Topographic data from the NASA Shuttle Radar Topography Mission (SRTM3 v.2) (public domain)

Topographic and administrative map in French of Madeira

Even in 2004, a few well-planned online searches for Caniςo popped up some very specific hits, including one to a distant cousin who had, several years earlier, researched the family back almost 500 years to the early 1500’s. A quick email, and a day later, he had sent me an Excel spreadsheet listing out every ancestor and cousin in the family, their baptisms, marriages, and even how they were all related to each other. I later found a book indexing all of the Madeira records and tied out all of the records and verified his accuracy.  These days, much more is available online for Madeira, and you don’t really need a book only available in Portugal.  You can research marriages, baptisms, passport applications, and more at the Madeira Archives website at:

http://www.arquivo-madeira.org/homepage.php

At this point, the website and its indexes are only available in Portuguese, but with the knowledge of a few terms, you should be able to navigate the website quite easily.  From the homepage above, click on “bases de dados”.  For marriages, search “casamentos”.  Baptisms and Passports are the next two links in Portuguese words that will look familiar to English speakers.

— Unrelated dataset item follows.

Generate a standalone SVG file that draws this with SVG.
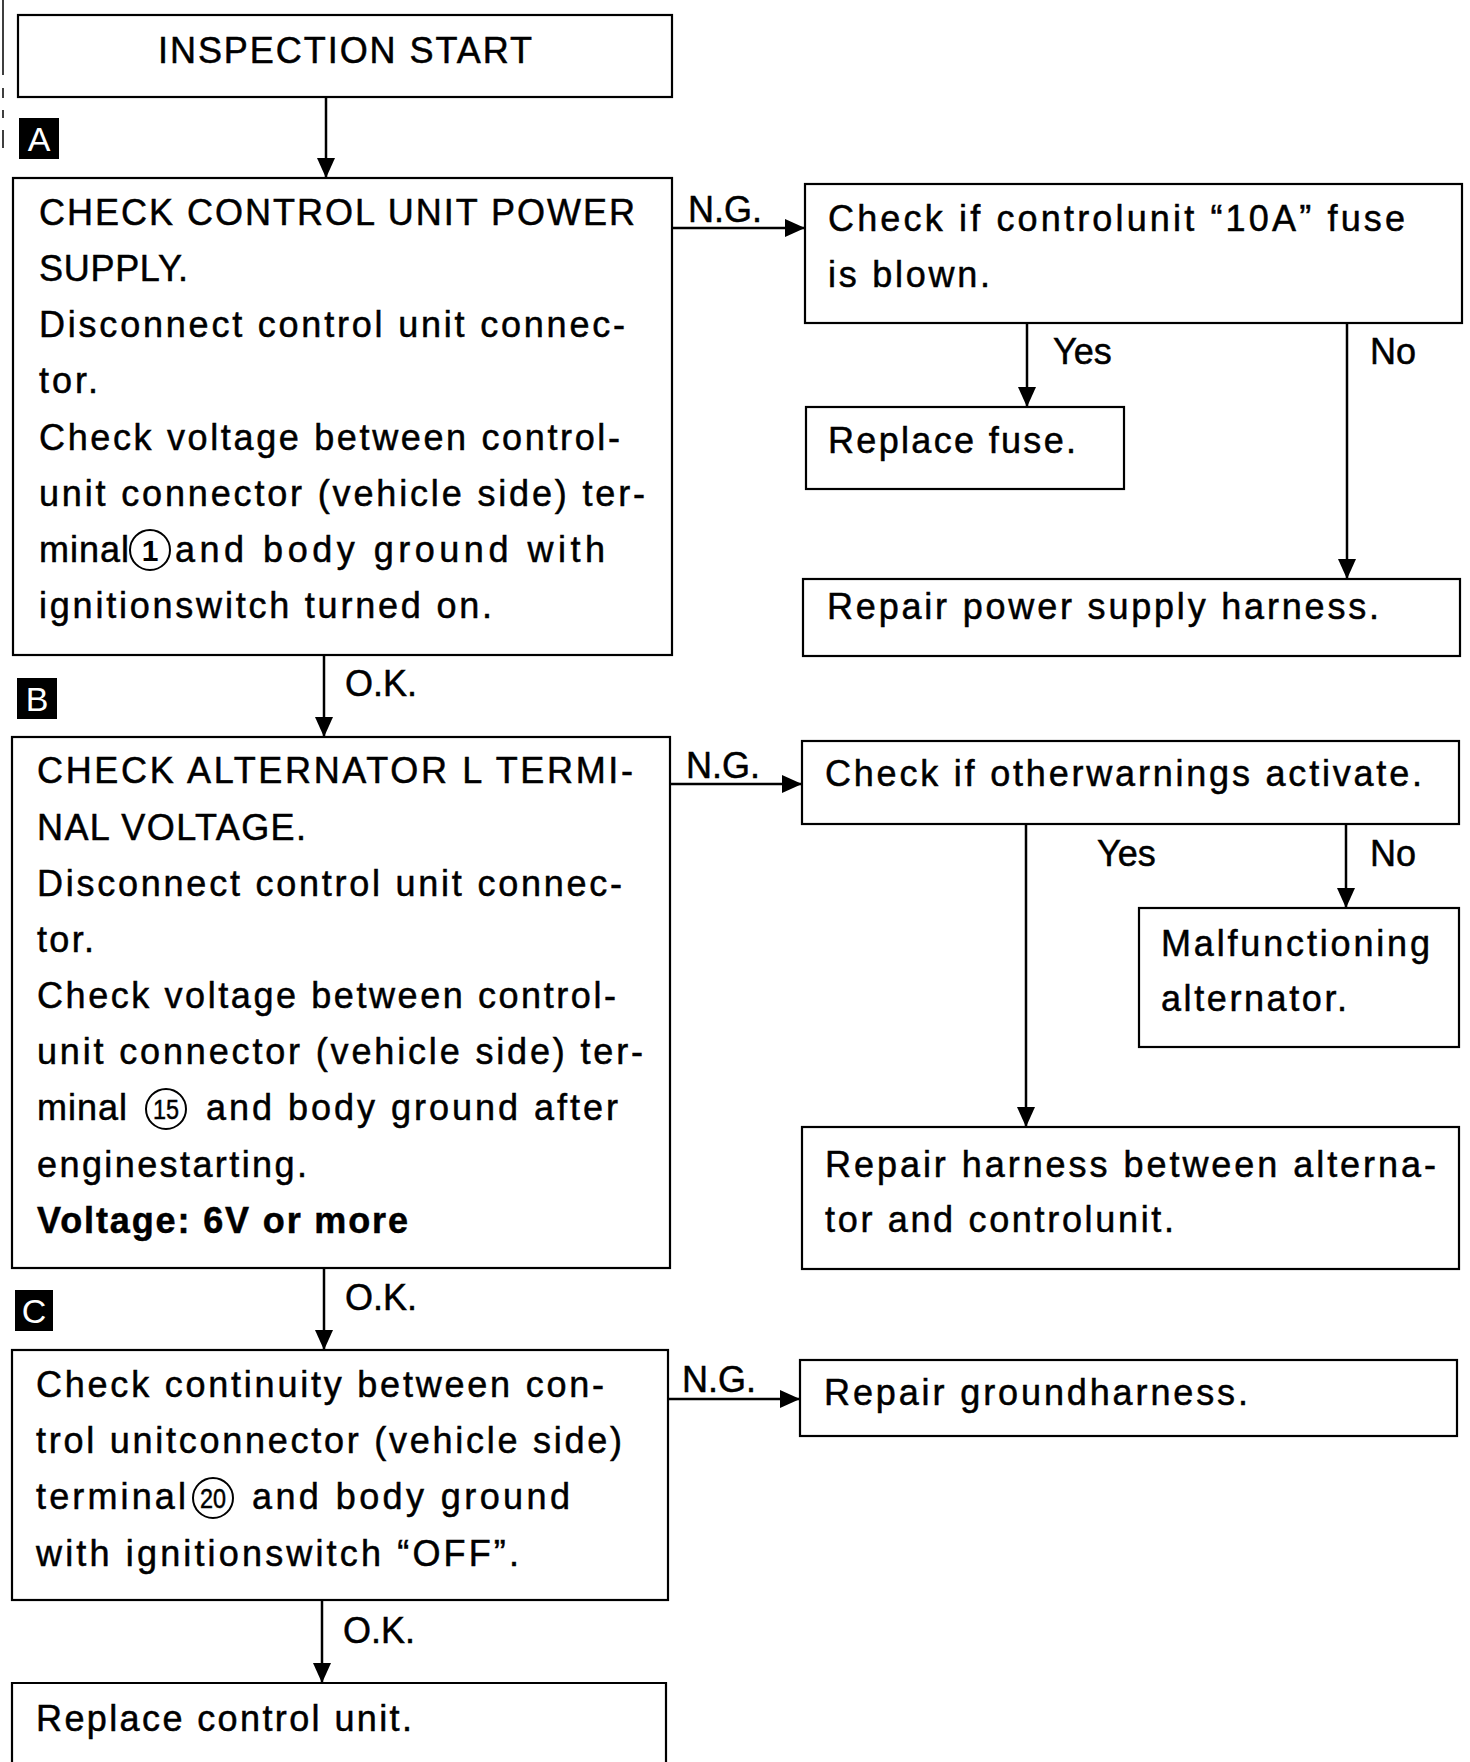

I still stare sometimes at the earliest names on that list.  When I look at the earliest, a direct ancestor who was born in 1535, I  wonder what his life was like all those years ago on Madeira, and just how many descendants he has in New England, the United States, and in the many other regions of the world.  In years, 475 are a lot.  I don’t have his date of death (those seem to be less consistently recorded than dates of baptisms and marriages), but it’s probably a safe bet that he had long since passed away before the Pilgrims first stepped on Plymouth Rock in 1620.